- Interactive map of the Skyway Studios area

General information
- Location: 3201 Dickerson Pike Nashville, Tennessee 91505
- Coordinates: 36°14′1.7448″N 86°45′23.7312″W﻿ / ﻿36.233818000°N 86.756592000°W
- Opening: 2015
- Owner: Julie Carell Stadler;

Website
- Official website

= Skyway Studios =

Film and television studio in Nashville, Tennessee

Skyway Studios is a film and television production studio located in Nashville, Tennessee.

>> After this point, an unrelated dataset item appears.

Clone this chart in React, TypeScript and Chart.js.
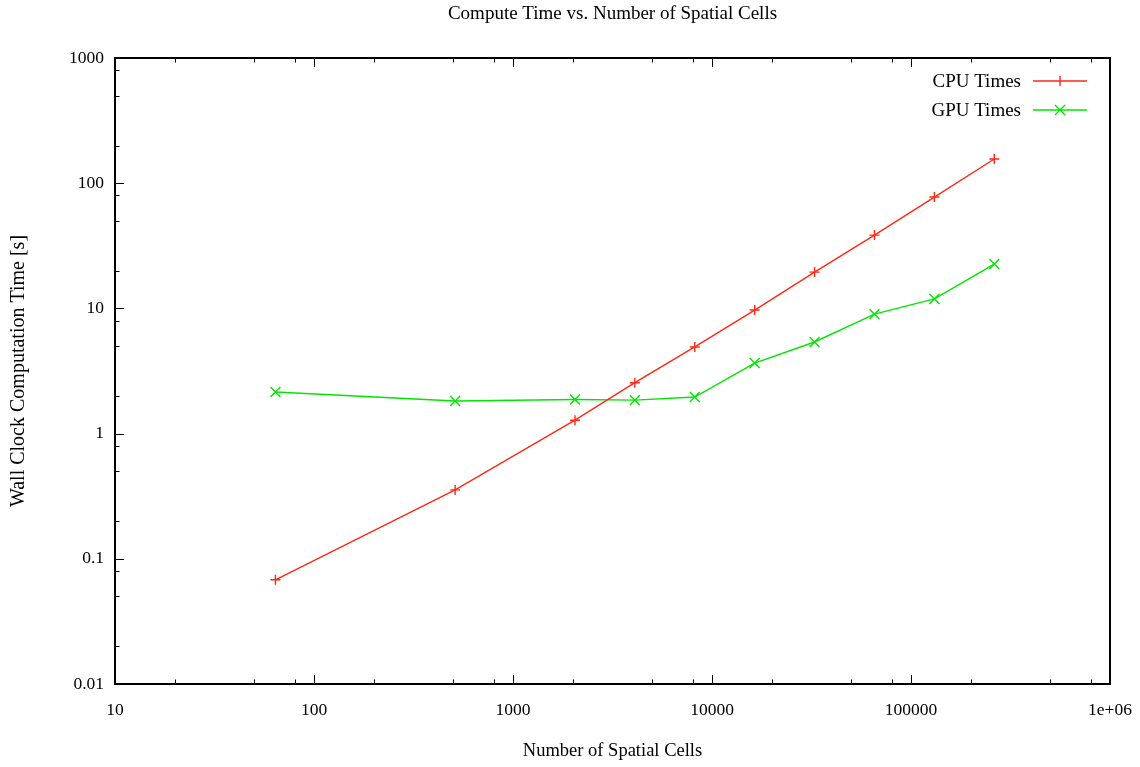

Opening in 2015, the studio was once a former studio facility for the Christian Broadcasting Network.

==Notable productions==

The studio has hosted tapings for the syndicated daytime talk show Pickler & Ben from 2017 to 2019.

The Grammy Award-winning hard rock band Halestorm would film music videos for their songs "Darkness Always Wins" and "The Steeple" at the studio.

From 2020 to 2021, Total Nonstop Action Wrestling (TNA) would hold several television tapings for Impact!, Xplosion, and later Before The Impact at the studio due to the COVID-19 pandemic. TNA would also hold several pay-per-view events beginning with the 2020 Slammiversary. Initially holding events behind closed doors, the promotion would gradually begin allowing fans to attend shows at the studio starting with the 2021 Slammiversary pay-per-view.

From March 21, 2022 to November 4, 2023, the National Wrestling Alliance would hold television tapings for its weekly shows Powerrr and NWA USA.

Due to the aftermath of Hurricane Helene, TNA would reschedule a set of tapings which were set to be at the Spartanburg Memorial Auditorium in Spartanburg, South Carolina to the Skyway Studios on October 2, 2024 and October 3, 2024.